### Aim:
Return, exactly as written, every line from the first line of the data below through the line that contains "import * as".
## BEGIN Dataset section
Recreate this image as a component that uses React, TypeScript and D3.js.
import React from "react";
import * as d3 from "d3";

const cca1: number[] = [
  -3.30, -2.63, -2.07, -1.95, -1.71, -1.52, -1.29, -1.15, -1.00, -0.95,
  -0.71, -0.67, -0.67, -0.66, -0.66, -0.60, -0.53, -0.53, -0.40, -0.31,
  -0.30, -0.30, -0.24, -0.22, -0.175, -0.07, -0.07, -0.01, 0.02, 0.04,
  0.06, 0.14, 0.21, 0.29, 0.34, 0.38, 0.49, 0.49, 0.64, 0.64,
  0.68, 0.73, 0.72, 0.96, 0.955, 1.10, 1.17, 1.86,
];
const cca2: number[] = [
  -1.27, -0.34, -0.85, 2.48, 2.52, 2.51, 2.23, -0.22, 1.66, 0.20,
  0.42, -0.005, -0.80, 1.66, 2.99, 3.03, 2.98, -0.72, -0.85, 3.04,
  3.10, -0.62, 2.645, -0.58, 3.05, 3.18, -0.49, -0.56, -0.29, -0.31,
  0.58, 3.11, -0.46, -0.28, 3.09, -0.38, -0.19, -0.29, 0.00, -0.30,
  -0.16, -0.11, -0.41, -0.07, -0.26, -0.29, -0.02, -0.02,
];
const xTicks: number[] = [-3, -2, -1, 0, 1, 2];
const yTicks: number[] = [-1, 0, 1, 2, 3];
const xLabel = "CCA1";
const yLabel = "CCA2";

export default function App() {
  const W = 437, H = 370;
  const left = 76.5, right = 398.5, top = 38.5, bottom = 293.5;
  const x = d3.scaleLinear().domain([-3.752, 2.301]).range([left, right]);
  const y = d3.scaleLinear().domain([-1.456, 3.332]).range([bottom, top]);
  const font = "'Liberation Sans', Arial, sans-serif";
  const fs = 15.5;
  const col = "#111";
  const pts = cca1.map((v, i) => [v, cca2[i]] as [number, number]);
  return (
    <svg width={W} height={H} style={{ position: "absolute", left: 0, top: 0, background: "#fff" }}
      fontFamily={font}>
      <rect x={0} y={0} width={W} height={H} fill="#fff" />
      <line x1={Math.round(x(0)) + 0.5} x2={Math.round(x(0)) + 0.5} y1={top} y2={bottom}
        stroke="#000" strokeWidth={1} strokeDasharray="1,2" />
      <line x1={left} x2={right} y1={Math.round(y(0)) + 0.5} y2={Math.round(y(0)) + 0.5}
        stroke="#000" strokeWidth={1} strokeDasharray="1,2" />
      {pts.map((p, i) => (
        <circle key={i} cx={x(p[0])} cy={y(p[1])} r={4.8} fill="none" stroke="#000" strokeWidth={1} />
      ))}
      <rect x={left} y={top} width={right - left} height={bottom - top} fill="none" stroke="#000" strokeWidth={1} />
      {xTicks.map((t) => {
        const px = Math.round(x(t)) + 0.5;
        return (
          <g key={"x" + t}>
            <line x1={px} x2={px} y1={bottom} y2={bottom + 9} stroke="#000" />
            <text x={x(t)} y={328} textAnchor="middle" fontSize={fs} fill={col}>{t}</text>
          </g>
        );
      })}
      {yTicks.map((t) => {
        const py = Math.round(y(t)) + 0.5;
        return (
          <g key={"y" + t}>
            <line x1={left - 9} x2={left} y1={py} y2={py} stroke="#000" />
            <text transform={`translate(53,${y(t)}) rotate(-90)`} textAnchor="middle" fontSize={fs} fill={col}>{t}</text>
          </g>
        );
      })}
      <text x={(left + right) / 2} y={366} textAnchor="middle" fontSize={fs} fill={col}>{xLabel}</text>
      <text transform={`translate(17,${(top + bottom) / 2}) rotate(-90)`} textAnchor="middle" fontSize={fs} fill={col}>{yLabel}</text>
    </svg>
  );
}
## END Dataset section
### Completed exercise:
Recreate this image as a component that uses React, TypeScript and D3.js.
import React from "react";
import * as d3 from "d3";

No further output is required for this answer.